Like everyone else, I was surprised by the verdict for two reasons: 1) all of the experts, based on the evidence they heard, believed she would be found guilty; 2) when a jury comes back immediately, the defendant is usually found guilty. It was certainly a surprise when the speedy turnaround resulted in a not guilty verdict. Obviously, there was not much argument among the jury about her guilt or lack of. Many people followed this trial closely and watched every twist and turn as attentively as any juror. I believe that people are particularly angry because based on what they saw and heard, justice most certainly was not served.
People are venting their anger in an outpouring of rage I haven't seen since OJ was acquitted of murdering Nicole. Everyone has their own view of how this trial should have gone and what the law defines as "reasonable doubt" and "justice." The feeling of helplessness, that we trial watchers had no input or control over the outcome only adds to our anger.
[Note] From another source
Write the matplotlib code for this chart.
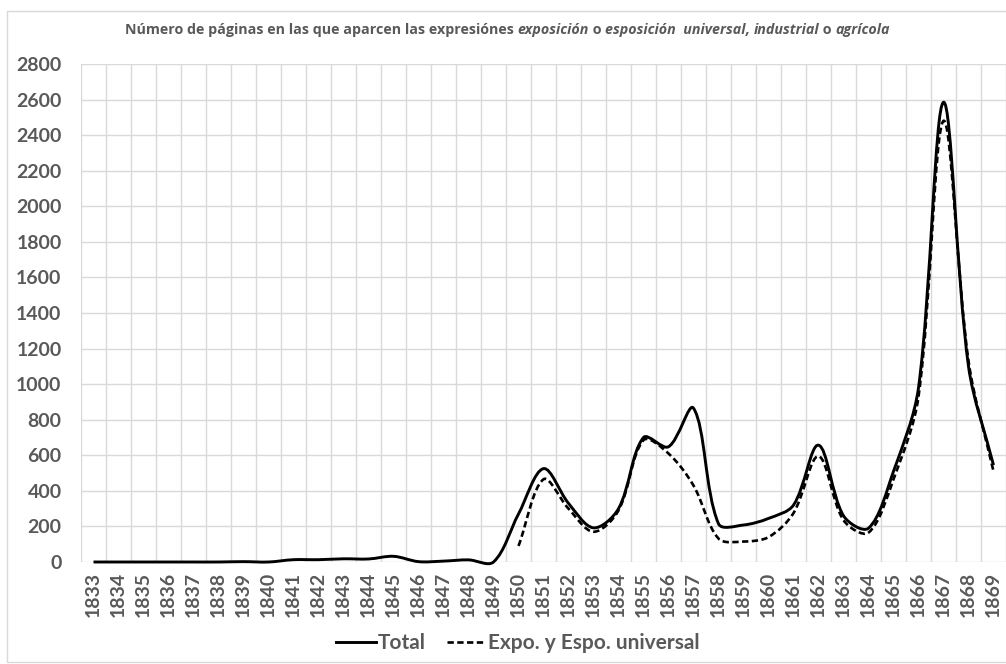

Most of the millions of people watching the trial immediately formed very strong opinions about Casey, a young mother who compulsively lied and seemingly preferred partying to taking care of her child. These trial watchers had decided that she was guilty of murdering Caylee, and emotions have run very high. They wanted and fully expected to see her punished and paying the consequences for her actions.
Attorneys, legal analysts and experts everywhere, have attempted to quell frustration over the not guilty verdict by rattling off the specifics of what "reasonable doubt" is and why the jurors may have been "forced" to come to the verdict of "not guilty." Well, emotions defy logic, and many people feel that rules of the law in this case were wrong. Other trial watchers are outraged by this verdict because they struggle to do the right thing and abide by the law. I have been hearing people spout off about the supposed benefits of excessive lying as if they too can get away with whatever they want, being that Casey appears to literally be getting away with murder. Here Casey will walk out of the door of the prison scot-free, while the people who believe she is guilty continue to sit in the rage and frustration they are feeling.
Anger is not only an intellectual reaction; it is a physical one as well. Anger causes people to lash out, become overly emotional and react in ways they wouldn't normally behave. Anger is a typical reaction when people feel powerless, and people got so attached to this case, that they feel personally wronged by this verdict and got as angry as if it had happened to them.
In my experience, the best way to manage anger in a situation where you can't change the outcome is to channel it into something productive. That might be something as small as doing something special with your own child, or something more ambitious like helping other children in need. Sadly, children disappear and are murdered every single day. There's a great deal of talk and energy surrounding this verdict right now. I'd love to see people turn their energy into preventing another tragedy like this one.